As favorable as the Fifth Circuit sometimes is to oil interests, there’s good odds they would likely have reversed this injunction and sent it back for the District Court to craft a more limited remedy that preserved the moratorium against any oil platforms that were comparable to, or had comparable risks of, the Deepwater Horizon.

But the main point here is what happened as a result of the order: the Secretary of the Interior announced he would issue a new, more detailed, possibly more narrowly-crafted moratorium. And that’s just what the APA was designed to do: to limit the ability of the federal government’s agencies to impose their will on people, to force them to "refine" their actions when necessary.
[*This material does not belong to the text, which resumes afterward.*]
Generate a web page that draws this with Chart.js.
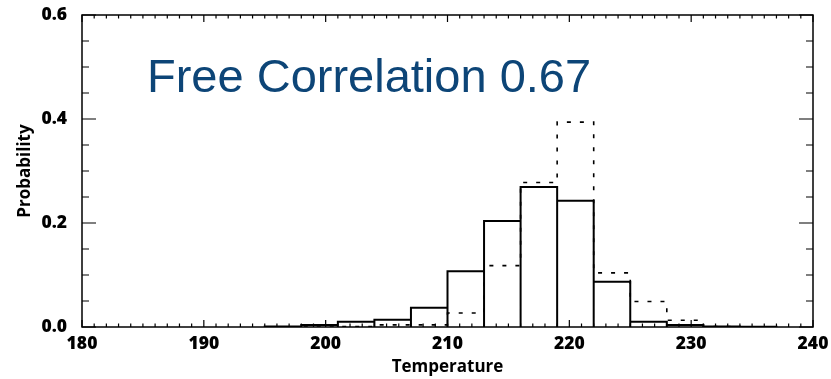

Moreover, at the moment, no additional damage is being done to the Gulf, and Judge Feldman has scheduled a conference call this morning to consider staying his injunction while the Department of the Interior appeals his ruling and issues a new moratorium.

Thus, as critical as I might be of the reasoning of the order, the fact of the order is something to herald: for once, your government is functioning the way it is supposed to.